否 → 无妄
Hexagram 12: Standstill → Hexagram 25: Innocence
Changing Lines
This transformation involves 1 changing line (line 1).
Line 1
初六 拔茅茹。以其彙。貞吉。亨。
Six at the beginning means: When ribbon grass is pulled up, the sod comes with it. Each according to his kind. Perseverance brings good fortune and success.
Trigram Changes
Yilin Verse
陰冥老極,陽建其德;履離載光,天下昭明;功業不長,蝦蟆代王。
Yin, dark and aged, reaches its extreme; yang establishes its virtue. Treading the bright, bearing radiance; all under heaven is illumined. Yet glory does not last; the toad usurps the throne.

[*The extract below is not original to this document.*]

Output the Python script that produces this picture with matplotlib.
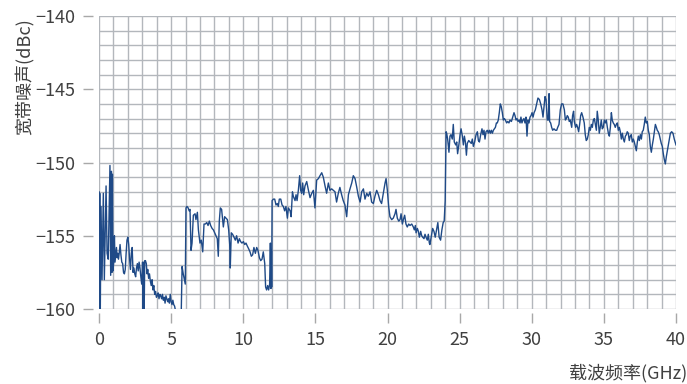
import numpy as np
import matplotlib
matplotlib.use('Agg')
import matplotlib.pyplot as plt
from matplotlib.ticker import MultipleLocator

plt.rcParams['font.family'] = ['Noto Sans CJK SC', 'DejaVu Sans']
plt.rcParams['font.weight'] = 'light'

# (GHz, dBc), one list per stretch of the sweep
band_0_6 = [
    (0.00, -152.0), (0.02, -160.2), (0.05, -152.1), (0.09, -160.2), (0.14, -153.0),
    (0.21, -158.0), (0.30, -152.1), (0.37, -158.0), (0.49, -151.6), (0.56, -156.2),
    (0.64, -156.6), (0.76, -150.2), (0.81, -157.7), (0.86, -150.6), (0.90, -157.5),
    (0.93, -150.8), (0.97, -157.4), (1.02, -156.8), (1.07, -155.0), (1.11, -156.8),
    (1.16, -156.3), (1.21, -155.8), (1.26, -156.5), (1.30, -156.2), (1.35, -156.6),
    (1.40, -156.2), (1.46, -155.6), (1.52, -156.3), (1.58, -156.8), (1.64, -156.9),
    (1.70, -157.5), (1.76, -157.6), (1.82, -157.3), (1.88, -156.2), (1.94, -155.3),
    (2.00, -155.1), (2.06, -155.6), (2.12, -156.6), (2.18, -157.3), (2.24, -156.2),
    (2.30, -155.8), (2.36, -157.5), (2.42, -157.2), (2.48, -157.6), (2.54, -157.8),
    (2.60, -157.2), (2.66, -156.9), (2.72, -157.4), (2.78, -156.8), (2.84, -157.2),
    (2.90, -157.8), (2.96, -158.3), (3.02, -156.8), (3.06, -160.3), (3.10, -156.8),
    (3.13, -160.3), (3.17, -156.7), (3.22, -156.7), (3.28, -156.9), (3.33, -157.6),
    (3.38, -157.3), (3.44, -157.9), (3.50, -157.6), (3.56, -158.1), (3.62, -158.4),
    (3.68, -158.0), (3.74, -158.7), (3.80, -158.4), (3.86, -159.0), (3.92, -158.8),
    (3.98, -159.2), (4.04, -159.1), (4.10, -158.9), (4.16, -159.3), (4.22, -159.0),
    (4.28, -159.1), (4.34, -159.3), (4.40, -159.0), (4.46, -159.4), (4.52, -159.2),
    (4.58, -159.6), (4.64, -159.1), (4.70, -159.3), (4.76, -159.5), (4.82, -159.3),
    (4.88, -159.6), (4.94, -159.0), (5.00, -159.5), (5.06, -159.7), (5.12, -159.4),
    (5.18, -159.7), (5.24, -159.8), (5.30, -160.1), (5.40, -160.5), (5.55, -160.8),
    (5.70, -160.3), (5.76, -157.1), (5.84, -157.6), (5.92, -158.0), (5.98, -158.3),
    (6.03, -153.1), (6.10, -153.0), (6.18, -153.1), (6.25, -153.3),
]

band_6_13 = [
    (6.31, -153.2), (6.38, -156.0), (6.45, -155.5), (6.54, -153.6), (6.66, -153.5),
    (6.72, -153.9), (6.82, -153.4), (6.89, -154.6), (7.00, -155.5), (7.09, -155.3),
    (7.19, -156.1), (7.28, -154.2), (7.37, -154.2), (7.47, -154.1), (7.56, -154.3),
    (7.65, -154.0), (7.74, -154.3), (7.84, -154.5), (7.93, -154.6), (8.02, -154.8),
    (8.11, -155.0), (8.20, -155.2), (8.27, -156.4), (8.34, -154.0), (8.41, -153.1),
    (8.50, -153.2), (8.62, -154.4), (8.71, -153.7), (8.80, -153.8), (8.90, -153.9),
    (8.99, -154.6), (9.06, -155.6), (9.10, -157.2), (9.17, -154.8), (9.26, -154.9),
    (9.36, -155.1), (9.45, -155.3), (9.54, -155.0), (9.64, -155.5), (9.73, -155.2),
    (9.82, -155.4), (9.91, -155.5), (10.01, -155.4), (10.10, -155.6), (10.19, -155.5),
    (10.28, -155.7), (10.38, -155.9), (10.47, -156.1), (10.56, -156.4), (10.65, -156.3),
    (10.74, -155.8), (10.84, -156.2), (10.93, -155.8), (11.02, -156.0), (11.12, -156.5),
    (11.21, -156.7), (11.30, -156.6), (11.39, -156.1), (11.49, -156.9), (11.55, -158.5),
    (11.62, -158.7), (11.69, -158.4), (11.76, -158.7), (11.83, -158.3), (11.88, -155.5),
    (11.92, -158.6), (11.95, -156.0), (11.97, -158.5), (12.00, -152.6), (12.09, -152.5),
    (12.18, -152.5), (12.27, -152.9), (12.36, -152.8), (12.43, -153.0), (12.50, -152.5),
    (12.60, -152.5), (12.69, -152.9), (12.78, -153.0), (12.87, -153.3), (12.96, -153.0),
]

band_13_19 = [
    (13.06, -153.8), (13.13, -153.1), (13.25, -153.3), (13.32, -153.7), (13.41, -152.0),
    (13.47, -152.3), (13.59, -152.6), (13.66, -152.2), (13.73, -152.6), (13.82, -151.9),
    (13.91, -150.9), (13.98, -151.9), (14.05, -152.1), (14.12, -151.4), (14.19, -152.2),
    (14.28, -151.6), (14.40, -151.3), (14.52, -151.9), (14.63, -152.4), (14.75, -152.1),
    (14.86, -151.9), (14.97, -153.1), (15.09, -151.2), (15.21, -151.1), (15.32, -150.9),
    (15.44, -150.7), (15.55, -151.0), (15.67, -151.6), (15.78, -152.1), (15.90, -151.4),
    (16.01, -151.9), (16.13, -151.8), (16.24, -151.9), (16.36, -152.0), (16.47, -152.7),
    (16.59, -152.1), (16.70, -151.7), (16.82, -152.2), (16.93, -152.6), (17.05, -152.9),
    (17.17, -153.7), (17.29, -152.2), (17.40, -151.8), (17.52, -151.4), (17.63, -150.9),
    (17.75, -151.1), (17.87, -151.7), (17.98, -152.3), (18.10, -152.7), (18.21, -152.0),
    (18.33, -151.8), (18.44, -152.5), (18.56, -152.1), (18.67, -152.3), (18.79, -152.0),
    (18.90, -152.7), (19.02, -152.8), (19.13, -152.3), (19.25, -151.9), (19.37, -152.2),
]

band_19_24 = [
    (19.48, -152.6), (19.59, -152.8), (19.71, -152.1), (19.83, -151.4), (19.90, -151.1),
    (19.99, -151.9), (20.08, -153.0), (20.17, -153.7), (20.29, -153.9), (20.40, -153.8),
    (20.52, -153.5), (20.59, -153.2), (20.68, -153.8), (20.78, -154.0), (20.87, -153.9),
    (20.94, -153.5), (21.03, -154.2), (21.10, -153.9), (21.19, -153.6), (21.28, -154.2),
    (21.37, -154.4), (21.47, -154.2), (21.56, -154.3), (21.68, -154.2), (21.79, -154.4),
    (21.86, -154.6), (21.93, -154.3), (21.98, -154.8), (22.07, -154.5), (22.14, -154.7),
    (22.21, -155.1), (22.30, -154.7), (22.37, -155.0), (22.44, -155.1), (22.53, -155.2),
    (22.60, -154.9), (22.67, -155.1), (22.76, -155.3), (22.83, -154.9), (22.90, -155.5),
    (22.94, -155.6), (23.06, -154.9), (23.13, -154.5), (23.22, -154.7), (23.31, -155.1),
    (23.40, -154.6), (23.49, -154.1), (23.58, -155.1), (23.68, -155.3), (23.77, -154.6),
    (23.86, -154.1), (23.93, -154.0), (24.00, -152.6),
]

band_24_32 = [
    (24.06, -147.9), (24.10, -148.0), (24.17, -148.4), (24.26, -149.3), (24.33, -148.2),
    (24.40, -148.1), (24.49, -148.4), (24.56, -147.4), (24.63, -148.6), (24.73, -148.8),
    (24.80, -148.6), (24.86, -149.4), (24.96, -148.7), (25.03, -148.1), (25.10, -147.7),
    (25.19, -148.2), (25.26, -148.8), (25.33, -148.2), (25.40, -148.6), (25.47, -149.5),
    (25.53, -148.7), (25.63, -148.5), (25.72, -148.6), (25.81, -148.7), (25.88, -148.4),
    (25.95, -148.9), (26.04, -148.6), (26.14, -148.1), (26.23, -147.9), (26.30, -148.5),
    (26.37, -148.6), (26.46, -148.1), (26.55, -147.7), (26.62, -148.1), (26.69, -147.8),
    (26.76, -148.4), (26.83, -147.9), (26.92, -147.8), (26.99, -148.0), (27.06, -147.8),
    (27.13, -148.0), (27.20, -147.8), (27.27, -148.0), (27.34, -147.8), (27.41, -147.7),
    (27.48, -147.6), (27.55, -147.3), (27.61, -147.3), (27.68, -147.1), (27.75, -146.6),
    (27.82, -146.0), (27.89, -146.2), (27.96, -146.6), (28.03, -147.1), (28.10, -147.0),
    (28.17, -147.1), (28.26, -147.3), (28.33, -147.2), (28.42, -147.3), (28.49, -147.1),
    (28.59, -147.2), (28.68, -146.9), (28.77, -146.6), (28.84, -146.8), (28.91, -147.1),
    (28.98, -147.0), (29.05, -147.2), (29.12, -147.1), (29.19, -147.3), (29.25, -146.9),
    (29.32, -147.3), (29.39, -147.1), (29.46, -147.0), (29.53, -147.3), (29.60, -146.9),
    (29.67, -148.2), (29.74, -147.1), (29.81, -147.3), (29.88, -146.9), (29.95, -146.8),
    (30.02, -146.6), (30.09, -146.9), (30.16, -146.6), (30.25, -146.4), (30.34, -146.0),
    (30.43, -145.6), (30.53, -145.7), (30.62, -146.0), (30.71, -146.4), (30.78, -146.9),
    (30.85, -146.2), (30.92, -145.5), (30.99, -145.7), (31.08, -147.1), (31.15, -147.1),
    (31.20, -145.3), (31.24, -147.2), (31.31, -147.3), (31.38, -147.6), (31.45, -147.8),
    (31.54, -147.7), (31.64, -147.8),
]

band_32_40 = [
    (31.73, -147.8), (31.80, -147.6), (31.89, -147.4), (31.98, -146.4), (32.07, -146.0),
    (32.16, -146.0), (32.26, -146.4), (32.33, -147.1), (32.40, -147.0), (32.46, -146.8),
    (32.53, -146.9), (32.60, -147.2), (32.67, -147.1), (32.77, -147.6), (32.83, -146.8),
    (32.90, -146.5), (32.95, -147.2), (33.04, -147.6), (33.11, -147.4), (33.18, -147.6),
    (33.25, -147.9), (33.32, -147.4), (33.39, -146.8), (33.46, -146.6), (33.55, -146.9),
    (33.64, -147.3), (33.71, -148.1), (33.78, -148.5), (33.85, -148.4), (33.92, -148.1),
    (33.99, -147.6), (34.06, -147.8), (34.13, -147.4), (34.20, -147.6), (34.27, -147.1),
    (34.34, -147.0), (34.41, -147.4), (34.48, -147.8), (34.54, -146.5), (34.61, -147.1),
    (34.68, -148.0), (34.75, -147.6), (34.82, -147.1), (34.89, -147.7), (34.96, -147.6),
    (35.03, -147.1), (35.10, -147.3), (35.17, -147.1), (35.24, -147.6), (35.31, -148.0),
    (35.38, -148.2), (35.45, -147.6), (35.52, -146.6), (35.58, -147.1), (35.65, -147.3),
    (35.72, -147.4), (35.79, -147.6), (35.86, -147.4), (35.93, -147.3), (36.00, -147.8),
    (36.07, -147.6), (36.14, -147.9), (36.21, -148.4), (36.28, -148.0), (36.35, -148.4),
    (36.42, -148.6), (36.49, -148.2), (36.56, -148.1), (36.62, -147.9), (36.69, -148.0),
    (36.76, -148.5), (36.83, -148.2), (36.90, -148.1), (36.97, -148.6), (37.04, -148.4),
    (37.11, -148.6), (37.18, -148.9), (37.25, -149.2), (37.32, -148.6), (37.39, -148.2),
    (37.46, -148.5), (37.53, -148.1), (37.60, -148.4), (37.66, -147.9), (37.73, -147.8),
    (37.80, -147.4), (37.87, -146.9), (37.94, -147.3), (38.01, -147.2), (38.08, -147.8),
    (38.15, -148.1), (38.22, -148.9), (38.29, -149.3), (38.36, -148.8), (38.43, -148.4),
    (38.50, -147.9), (38.57, -147.4), (38.64, -147.6), (38.70, -147.8), (38.77, -147.9),
    (38.84, -148.1), (38.91, -148.4), (38.98, -148.7), (39.05, -148.9), (39.12, -149.4),
    (39.19, -149.8), (39.26, -150.1), (39.33, -149.6), (39.40, -149.2), (39.47, -148.8),
    (39.54, -148.4), (39.61, -148.0), (39.70, -147.9), (39.79, -148.0), (39.88, -148.4),
    (39.97, -148.7), (40.00, -148.8),
]

xticks = [0, 5, 10, 15, 20, 25, 30, 35, 40]
yticks = [-160, -155, -150, -145, -140]
xlabel = '载波频率(GHz)'
ylabel = '宽带噪声(dBc)'

points = band_0_6 + band_6_13 + band_13_19 + band_19_24 + band_24_32 + band_32_40
freq = np.array([p[0] for p in points])
noise = np.array([p[1] for p in points])

fig = plt.figure(figsize=(6.87, 3.84), dpi=100)
ax = fig.add_axes([99/687, 75/384, 577/687, 293/384])

ax.plot(freq, noise, c='#1f4a87', lw=1.0)

ax.set_xlim(0, 40)
ax.set_ylim(-160, -140)
ax.set_xticks(xticks)
ax.set_yticks(yticks)
ax.xaxis.set_minor_locator(MultipleLocator(1))
ax.yaxis.set_minor_locator(MultipleLocator(1))
ax.grid(which='both', color='#b3b7bc', lw=1.0)
ax.set_axisbelow(True)

for s in ax.spines.values():
    s.set_visible(False)
ax.spines['left'].set_position(('outward', 4.3))
ax.spines['bottom'].set_position(('outward', 3.0))
ax.tick_params(which='major', length=7.5, width=1, color='#a8a8a8',
               labelsize=13, labelcolor='#404040', pad=5.5)
ax.tick_params(which='minor', length=0)

fig.text(25/687, 1 - 18/384, ylabel, rotation=90, ha='center', va='top',
         fontsize=13, color='#404040')
fig.text(1.0, 1 - 373/384, xlabel, ha='right', va='center',
         fontsize=13, color='#404040')

fig.savefig('out.png', dpi=100)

— Jiao Yanshou, Yilin (Forest of Changes), 1st century BCE
Commentary
Heaven and earth stand apart as darkness reaches its extreme and yang reasserts its virtue. Treading upon fire brings radiance, and the world grows bright once more. Yet the achievement does not last: a toad usurps the throne. The 'toad becoming king' may allude to Han-era apocryphal lore where the toad in the moon represents yin's reassertion — a grotesque pretender displacing legitimate authority. From Standstill to Innocence, Pi's stagnation transforms into heaven with thunder moving beneath — the shock of genuineness, action aligned with cosmic truth. The verse traces a full cycle: yin exhausted, yang restored, brilliance achieved, then corrupted by a grotesque usurper. Innocence demands purity of motive; the toad on the throne is its antithesis.